■ **DATA ROWS**
----

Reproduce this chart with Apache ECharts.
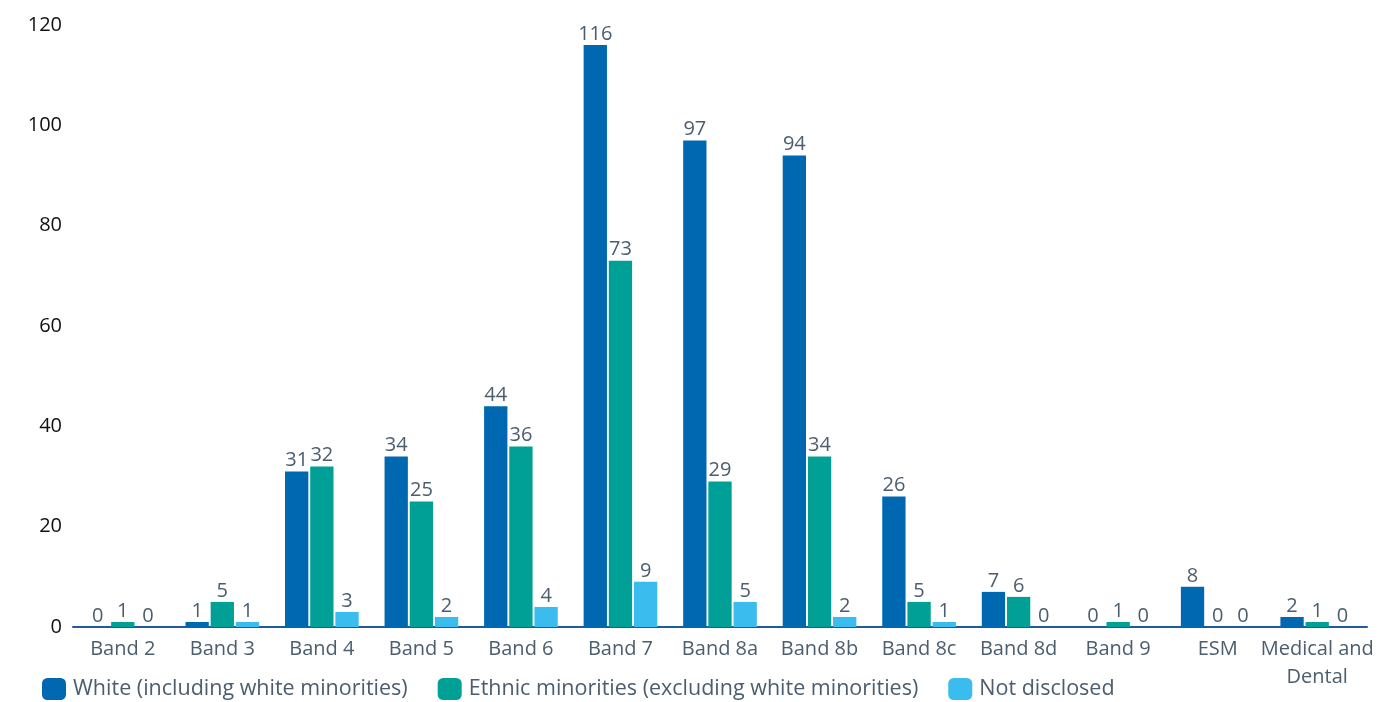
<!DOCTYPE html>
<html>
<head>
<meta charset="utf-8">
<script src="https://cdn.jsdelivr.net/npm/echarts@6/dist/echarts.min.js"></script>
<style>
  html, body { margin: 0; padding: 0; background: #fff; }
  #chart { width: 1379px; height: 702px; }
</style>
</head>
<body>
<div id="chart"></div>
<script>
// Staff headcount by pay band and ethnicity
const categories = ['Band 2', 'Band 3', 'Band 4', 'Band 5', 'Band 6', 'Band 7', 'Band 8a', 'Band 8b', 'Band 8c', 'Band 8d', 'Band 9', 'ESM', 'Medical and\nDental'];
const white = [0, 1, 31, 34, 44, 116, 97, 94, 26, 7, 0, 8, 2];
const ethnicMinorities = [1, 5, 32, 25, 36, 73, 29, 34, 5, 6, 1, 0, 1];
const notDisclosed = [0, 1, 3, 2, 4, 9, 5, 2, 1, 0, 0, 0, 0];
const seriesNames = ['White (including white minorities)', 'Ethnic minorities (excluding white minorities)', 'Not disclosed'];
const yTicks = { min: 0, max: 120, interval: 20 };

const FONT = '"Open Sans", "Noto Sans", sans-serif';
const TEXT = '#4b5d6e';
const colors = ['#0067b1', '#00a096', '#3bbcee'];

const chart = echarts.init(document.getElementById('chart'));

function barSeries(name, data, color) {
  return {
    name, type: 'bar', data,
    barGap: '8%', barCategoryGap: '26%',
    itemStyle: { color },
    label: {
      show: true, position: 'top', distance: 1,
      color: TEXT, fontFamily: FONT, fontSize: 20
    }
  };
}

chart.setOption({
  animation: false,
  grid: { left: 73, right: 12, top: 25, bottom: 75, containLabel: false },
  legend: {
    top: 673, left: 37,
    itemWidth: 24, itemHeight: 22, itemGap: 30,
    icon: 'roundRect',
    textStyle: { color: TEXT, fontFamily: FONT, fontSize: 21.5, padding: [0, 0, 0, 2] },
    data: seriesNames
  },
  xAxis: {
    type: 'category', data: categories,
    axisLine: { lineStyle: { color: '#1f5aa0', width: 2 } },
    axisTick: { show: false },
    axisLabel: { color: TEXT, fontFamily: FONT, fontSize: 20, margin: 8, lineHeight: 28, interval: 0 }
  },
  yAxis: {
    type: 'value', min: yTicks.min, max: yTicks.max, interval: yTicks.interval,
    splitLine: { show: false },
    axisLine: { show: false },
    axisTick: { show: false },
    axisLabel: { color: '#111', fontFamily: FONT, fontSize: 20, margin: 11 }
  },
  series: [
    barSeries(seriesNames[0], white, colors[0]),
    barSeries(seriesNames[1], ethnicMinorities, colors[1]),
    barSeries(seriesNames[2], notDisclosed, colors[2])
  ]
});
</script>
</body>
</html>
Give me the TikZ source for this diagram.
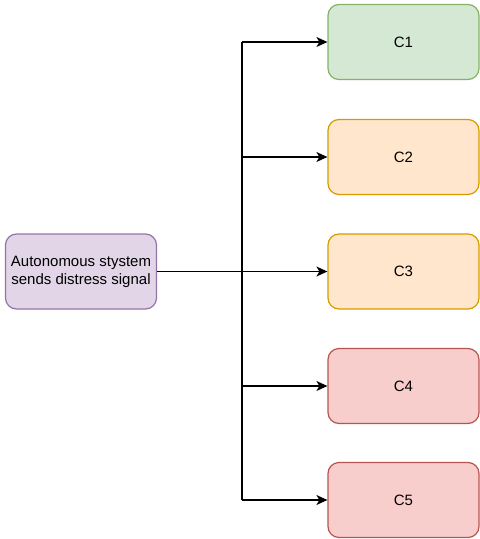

----

■ **GIVEN TASK**
Leave the images out and output the remaining material exactly as it stands.

■ **THE RESPONSE**
Reproduce this chart with Apache ECharts.
<!DOCTYPE html>
<html>
<head>
<meta charset="utf-8">
<script src="https://cdn.jsdelivr.net/npm/echarts@6/dist/echarts.min.js"></script>
<style>
  html, body { margin: 0; padding: 0; background: #fff; }
  #chart { width: 1379px; height: 702px; }
</style>
</head>
<body>
<div id="chart"></div>
<script>
// Staff headcount by pay band and ethnicity
const categories = ['Band 2', 'Band 3', 'Band 4', 'Band 5', 'Band 6', 'Band 7', 'Band 8a', 'Band 8b', 'Band 8c', 'Band 8d', 'Band 9', 'ESM', 'Medical and\nDental'];
const white = [0, 1, 31, 34, 44, 116, 97, 94, 26, 7, 0, 8, 2];
const ethnicMinorities = [1, 5, 32, 25, 36, 73, 29, 34, 5, 6, 1, 0, 1];
const notDisclosed = [0, 1, 3, 2, 4, 9, 5, 2, 1, 0, 0, 0, 0];
const seriesNames = ['White (including white minorities)', 'Ethnic minorities (excluding white minorities)', 'Not disclosed'];
const yTicks = { min: 0, max: 120, interval: 20 };

const FONT = '"Open Sans", "Noto Sans", sans-serif';
const TEXT = '#4b5d6e';
const colors = ['#0067b1', '#00a096', '#3bbcee'];

const chart = echarts.init(document.getElementById('chart'));

function barSeries(name, data, color) {
  return {
    name, type: 'bar', data,
    barGap: '8%', barCategoryGap: '26%',
    itemStyle: { color },
    label: {
      show: true, position: 'top', distance: 1,
      color: TEXT, fontFamily: FONT, fontSize: 20
    }
  };
}

chart.setOption({
  animation: false,
  grid: { left: 73, right: 12, top: 25, bottom: 75, containLabel: false },
  legend: {
    top: 673, left: 37,
    itemWidth: 24, itemHeight: 22, itemGap: 30,
    icon: 'roundRect',
    textStyle: { color: TEXT, fontFamily: FONT, fontSize: 21.5, padding: [0, 0, 0, 2] },
    data: seriesNames
  },
  xAxis: {
    type: 'category', data: categories,
    axisLine: { lineStyle: { color: '#1f5aa0', width: 2 } },
    axisTick: { show: false },
    axisLabel: { color: TEXT, fontFamily: FONT, fontSize: 20, margin: 8, lineHeight: 28, interval: 0 }
  },
  yAxis: {
    type: 'value', min: yTicks.min, max: yTicks.max, interval: yTicks.interval,
    splitLine: { show: false },
    axisLine: { show: false },
    axisTick: { show: false },
    axisLabel: { color: '#111', fontFamily: FONT, fontSize: 20, margin: 11 }
  },
  series: [
    barSeries(seriesNames[0], white, colors[0]),
    barSeries(seriesNames[1], ethnicMinorities, colors[1]),
    barSeries(seriesNames[2], notDisclosed, colors[2])
  ]
});
</script>
</body>
</html>
Give me the TikZ source for this diagram.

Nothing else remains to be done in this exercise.